Brimming with ideas, Aronofsky set about writing a script, tentatively called The Last Man, with friend and neuroscience expert Ari Handel. The film would deal in the big themes: life, mortality and love and be, according to Aronofsky: "the most ambitious thing I've done to date." Research began, Brad Pitt and Cate Blanchett became interested and talk was out that the film would redefine science-fiction in the same way Star Wars and 2001: A Space Odyssey had.
It was, in short, big news. But sadly it was too big and script problems soon hit. This wasn't just a science-fiction epic, you see. It was, effectively, three science-fiction epics; a time-travelling tale which crossed the centuries from ancient conquistador times, to the modern day, to the deep space voyagers of the distant future as the two central characters spark a love affair which spans the ages. But unimpressed by the script, Pitt quit and Blanchett soon followed suit after falling pregnant. Production ground to a halt even with several large sets built and the film wasn't resurrected until February 2004, when Aronofsky agreed to shoot with a lower budget.
Hugh Jackman was hired to replace Pitt and Aronofsky’s partner Rachel Weiz stepped in for Blanchett. Finally, after yet another stalling, shooting got underway in March 2005, culminating, after a few more unwelcome set problems, later that year. You‘d think, then, after all that turmoil, the Gods would go easy on The Fountain when it finally hit cinemas over a year after it was scheduled to. But, yet again, it’s proven troublesome, encouraging boos from critics at its Venice Film Festival premiere in September last year and sorely under performing at the American box office.

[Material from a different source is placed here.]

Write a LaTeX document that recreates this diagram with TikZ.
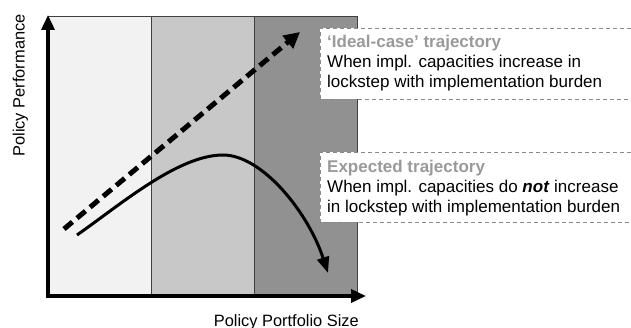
\documentclass[tikz,border=0pt]{standalone}
\usepackage{fontspec}
\setmainfont{Liberation Sans}
\usetikzlibrary{arrows.meta}
\definecolor{bandA}{HTML}{F2F2F2}
\definecolor{bandB}{HTML}{C8C8C8}
\definecolor{bandC}{HTML}{919191}
\definecolor{edgegray}{HTML}{404040}
\definecolor{titlegray}{HTML}{9A9A9A}
\definecolor{boxgray}{HTML}{8A8A8A}
\tikzset{
  band/.style={draw=edgegray, line width=0.9pt},
  axis/.style={line width=3.5pt, {Triangle[length=15pt,width=13pt]}-{Triangle[length=15pt,width=13pt]}},
  ideal/.style={line width=5pt, dash pattern=on 11pt off 6pt, -{Triangle[length=16pt,width=16pt]}},
  expected/.style={line width=3pt, -{Triangle[length=16pt,width=12pt]}},
  notebox/.style={fill=white, draw=none},
  noteedge/.style={draw=boxgray, line width=0.8pt, dash pattern=on 4pt off 3pt},
  txt/.style={inner sep=0pt, anchor=base west, font=\fontsize{17}{19}\selectfont},
  ttl/.style={txt, text=titlegray, font=\fontsize{17}{19}\selectfont\bfseries},
  axlabel/.style={inner sep=0pt, font=\fontsize{16.4}{19}\selectfont}
}
\begin{document}
\begin{tikzpicture}[x=1pt,y=-1pt]
\useasboundingbox (0,0) rectangle (631,328);
% bands
\fill[bandA] (48,16) rectangle (151,296);
\fill[bandB] (151,16) rectangle (254,296);
\fill[bandC] (254,16) rectangle (357,296);
\draw[band] (48,16) -- (357,16) -- (357,296);
\draw[band] (151,16) -- (151,296);
\draw[band] (254,16) -- (254,296);
% note boxes
\fill[notebox] (320,28) rectangle (631,99);
\draw[noteedge] (631,28) -- (320,28) -- (320,99) -- (631,99);
\fill[notebox] (320,152) rectangle (631,222);
\draw[noteedge] (631,152) -- (320,152) -- (320,222) -- (631,222);
% axes
\coordinate (ytop) at (48,15);
\coordinate (origin) at (48,296);
\coordinate (xend) at (366,296);
\draw[axis] (ytop) -- (origin) -- (xend);
% trajectories
\coordinate (i0) at (64,229);
\coordinate (i1) at (300,32);
\draw[ideal] (i0) -- (i1);
\coordinate (e0) at (77,235);
\coordinate (e1) at (223,155);
\coordinate (e2) at (328,273);
\draw[expected] (e0) .. controls (120,205) and (178,155) .. (e1)
  .. controls (262,155) and (308,212) .. (e2);
% texts
\node[ttl] (t1) at (327,48) {‘Ideal-case’ trajectory};
\node[txt] (t2) at (327,67.5) {When impl. capacities increase in};
\node[txt] (t3) at (327,87.5) {lockstep with implementation burden};
\node[ttl] (u1) at (327,173) {Expected trajectory};
\node[txt] (u2) at (327,193) {When impl. capacities do \textbf{\textit{not}} increase};
\node[txt] (u3) at (327,213) {in lockstep with implementation burden};
\node[axlabel, rotate=90, anchor=base] (ylab) at (24.5,85.5) {Policy Performance};
\node[axlabel, anchor=base east] (xlab) at (359,326) {Policy Portfolio Size};
\end{tikzpicture}
\end{document}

The critical reception here has been mixed at best meaning it’s likely to struggle as well, especially as it faces off against one of this year’s Oscar contenders in the shape of The Blood Diamond. Following on from The Constant Gardner, this Leonardo Di Caprio starrer is another Hollywood indictment of human rights abuses in modern Africa, following Djimon Hounson’s farmer, Di Caprio’s smuggler and Jennifer Connolly’s journalist as they play a deadly game of cat and mouse in a bid to gain possession of a priceless diamond.
It’s joined, in what is a typically sombre near-Oscars week, by another thought-provoking film: Bobby. Yet, this comes with a twist as it’s written and directed, bizarrely enough, by former Breakfast Clubber Emilio Estevez. And if that’s automatically putting you off, think again because the film must have something going for it, having attracted an astonishing cast including Anthony Hopkins, Helen Hunt, William H Macy, Demi Moore, Sharon Stone, Elijah Wood and, somewhat understandably, Emilio’s dad Martin Sheen.
Using an interweaving narrative, Estevez’s ambitious film follows twenty-two guests at The Ambassador Hotel on the night Bobby Kennedy was assassinated. The Kennedys have, of course, been subject of critically acclaimed films before, most notably Oliver Stone’s conspiracy-liscious JFK. However, Estevez’s film seems less paranoid than Stone’s, using Kennedy’s murder as a way to show how the hope of the 1960s was ended with the deaths of the Kennedys and Martin Luther King Jnr.
So, if you want murder, sadness and tragic time-spanning love stories, you now know where to look.